Cornell University Library Digital Collections
Bandung Artist Collection
Ahmad Sadali (1924-1987, Garut, Indonesia)
The works included in this project are photographic reproductions made for Ahmad Sadali’s retrospective exhibition at Galeri Nasional Indonesia in 2014. The collection is comprised of oil on canvas paintings and works on papers from the 1950s until Sadali’s final year in 1987. Ahmad Sadali is often regarded as the “Father of abstract art” in Indonesia. This collection records Sadali’s early engagement with formalist abstraction, his shift to painterly abstraction informed by the works of Mark Rothko and Antoni Tàpies, and his incorporation of Arabic/Quranic calligraphy.

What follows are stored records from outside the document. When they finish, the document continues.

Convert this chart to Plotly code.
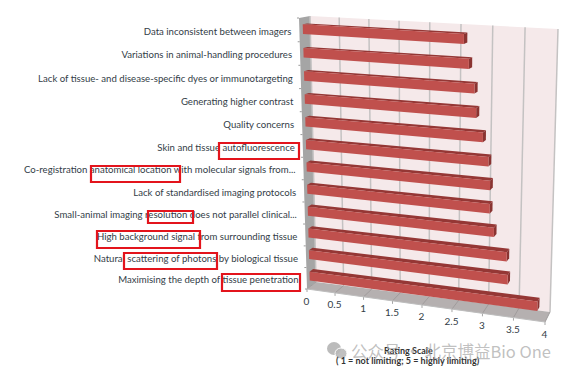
import numpy as np
import plotly.graph_objects as go

categories = [
    "Data inconsistent between imagers",
    "Variations in animal-handling procedures",
    "Lack of tissue- and disease-specific dyes or immunotargeting",
    "Generating higher contrast",
    "Quality concerns",
    "Skin and tissue autofluorescence",
    "Co-registration anatomical location with molecular signals from...",
    "Lack of standardised imaging protocols",
    "Small-animal imaging resolution does not parallel clinical...",
    "High background signal from surrounding tissue",
    "Natural scattering of photons by biological tissue",
    "Maximising the depth of tissue penetration",
]
values = [2.64, 2.72, 2.81, 2.84, 2.95, 3.04, 3.07, 3.07, 3.14, 3.35, 3.37, 3.85]
x_ticks = [0, 0.5, 1, 1.5, 2, 2.5, 3, 3.5, 4]
x_tick_labels = ["0", "0.5", "1", "1.5", "2", "2.5", "3", "3.5", "4"]
x_title = ["Rating Scale", "( 1 = not limiting; 5 = highly limiting)"]
watermark = "公众号 · 北京博益Bio One"


def homography(q):
    src = [(0, 0), (4, 0), (4, 12), (0, 12)]
    A, b = [], []
    for (s, t), (u, w) in zip(src, q):
        A.append([s, t, 1, 0, 0, 0, -u * s, -u * t]); b.append(u)
        A.append([0, 0, 0, s, t, 1, -w * s, -w * t]); b.append(w)
    return np.append(np.linalg.solve(np.array(A, float), np.array(b, float)), 1).reshape(3, 3)


FRONT = homography([(299, 18), (551, 33), (545, 322), (307, 289)])
BACK = homography([(310, 16), (558, 29), (550, 312), (316, 282)])


def proj(v, r, d):
    """value, row (0 top .. 12 bottom), depth (0 front .. 1 back) -> chart position."""
    a = FRONT @ [v, r, 1]
    b = BACK @ [v, r, 1]
    a, b = a[:2] / a[2], b[:2] / b[2]
    return (1 - d) * a + d * b


fig = go.Figure()


def poly(points, fill, line=None, width=0):
    xs = [p[0] for p in points] + [points[0][0]]
    ys = [p[1] for p in points] + [points[0][1]]
    fig.add_trace(go.Scatter(x=xs, y=ys, mode="lines", fill="toself", fillcolor=fill,
                             line=dict(color=line or fill, width=width),
                             hoverinfo="skip", showlegend=False))


def seg(a, b, color, width):
    fig.add_trace(go.Scatter(x=[a[0], b[0]], y=[a[1], b[1]], mode="lines",
                             line=dict(color=color, width=width),
                             hoverinfo="skip", showlegend=False))


# walls
poly([proj(0, 0, 0), proj(0, 0, 1), proj(0, 12, 1), proj(0, 12, 0)], "#a5a5a5")
poly([proj(0, 0, 1), proj(4, 0, 1), proj(4, 12, 1), proj(0, 12, 1)], "#f5e9ea")
poly([proj(0, 12, 0), proj(0, 12, 1), proj(4, 12, 1), proj(4, 12, 0)], "#b5b0b0")

# gridlines
for v in x_ticks:
    seg(proj(v, 0, 1), proj(v, 12, 1), "#c4c2c2", 1.5)
    seg(proj(v, 12, 1), proj(v, 12, 0), "#a09c9c", 1)
    p = proj(v, 12, 0)
    seg(p, p + np.array([0, 3]), "#a6a6a6", 1)
seg(proj(0, 12, 0), proj(4, 12, 0), "#bdbdbd", 1)
for r in range(13):
    p = proj(0, r, 0)
    seg(p, p + np.array([-2, 0]), "#9a9a9a", 1)

# bars
D0, D1, H = 0.32, 0.72, 0.205
for i, val in enumerate(values):
    c = i + 0.5
    t, b = c - H, c + H
    poly([proj(0, t, D0), proj(0, t, D1), proj(val, t, D1), proj(val, t, D0)], "#953735")
    poly([proj(val, t, D0), proj(val, t, D1), proj(val, b, D1), proj(val, b, D0)], "#8a3331")
    poly([proj(0, t, D0), proj(val, t, D0), proj(val, b, D0), proj(0, b, D0)], "#c0504d")

# text
FONT = "Lato"
lab = np.array([proj(0, i + 0.5, 0) for i in range(len(categories))])
fig.add_trace(go.Scatter(x=lab[:, 0] - 8, y=lab[:, 1] + 2.5, mode="text", text=categories,
                         textposition="middle left",
                         textfont=dict(family=FONT, size=9.6, color="#333d47"),
                         hoverinfo="skip", showlegend=False))
tk = np.array([proj(v, 12, 0) for v in x_ticks])
fig.add_trace(go.Scatter(x=tk[:, 0] - 0.5, y=tk[:, 1] + 13, mode="text", text=x_tick_labels,
                         textposition="middle center",
                         textfont=dict(family=FONT, size=10, color="#333d47"),
                         hoverinfo="skip", showlegend=False))

PAGE_MARGIN = 8  # the page body offsets the plot by this much
fig.update_layout(
    width=567 - PAGE_MARGIN, height=374 - PAGE_MARGIN, margin=dict(l=0, r=0, t=0, b=0),
    paper_bgcolor="white", plot_bgcolor="white", showlegend=False,
    xaxis=dict(range=[PAGE_MARGIN, 567], visible=False, fixedrange=True),
    yaxis=dict(range=[374, PAGE_MARGIN], visible=False, fixedrange=True),
    annotations=[
        dict(x=408, y=350, xref="x", yref="y", text=f"<b>{x_title[0]}</b>", showarrow=False,
             font=dict(family=FONT, size=9, color="#333333")),
        dict(x=408, y=360, xref="x", yref="y", text=f"<b>{x_title[1]}</b>", showarrow=False,
             font=dict(family=FONT, size=9, color="#333333")),
        dict(x=451, y=351, xref="x", yref="y", text=watermark, showarrow=False,
             font=dict(family="Noto Sans CJK SC", size=16.5, color="rgba(165,165,165,0.7)")),
    ],
    shapes=[
        dict(type="rect", xref="x", yref="y", x0=a, y0=b, x1=c, y1=d,
             line=dict(color="#e3141c", width=2.2))
        for a, b, c, d in [(219, 143, 299, 159), (91, 166, 180, 182), (148, 211, 193, 223),
                           (97, 231, 200, 248), (124, 253, 217, 269), (222, 274, 300, 291)]
    ] + [
        dict(type="circle", xref="x", yref="y", x0=327, y0=342, x1=341, y1=355,
             fillcolor="rgba(170,170,170,0.8)", line_width=0),
        dict(type="circle", xref="x", yref="y", x0=335, y0=348, x1=347, y1=359,
             fillcolor="rgba(185,185,185,0.9)", line=dict(color="white", width=1)),
    ],
)
fig.write_html("out.html")
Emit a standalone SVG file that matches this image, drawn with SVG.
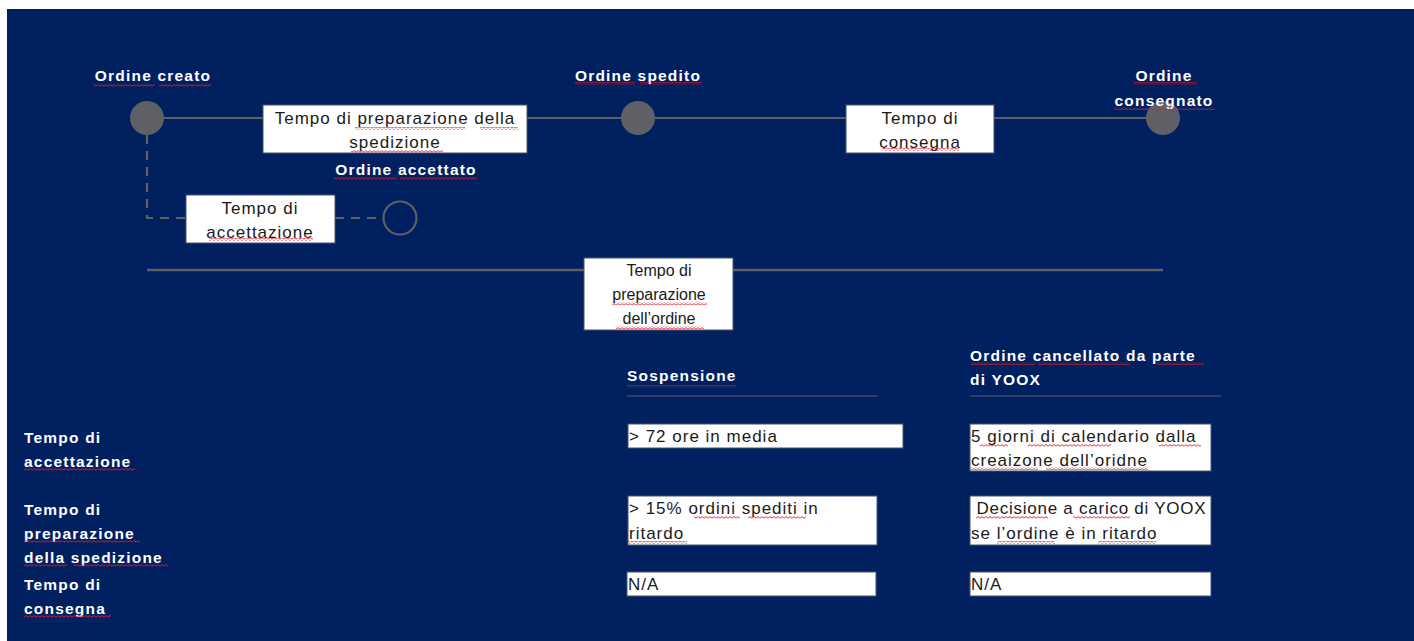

His experiment with Arabic/Quranic calligraphy began subtly in his works in the late 1960s as a personal and spiritual marking served to instill contemplation to God. For this reason, he is also known as one of the pioneering figures in the development of calligraphic modernism in Indonesia. In many of his paintings, Sadali gave substantial attention to texture as an expression of beauty and a manifestation of Sadali’s religiosity. Sadali produced a rich textural quality in his paintings using marble paste, gold leaves, and oil paints. Sadali’s works from the 1970s and 80s show a shift in colors as he changed from brighter colors to more subdued and earthy tones of ochre, gold, and darker shades of green and blue. Sadali stated that the earthy colors were more suited to his artistic expression, highlighting restraint, balance, and modesty.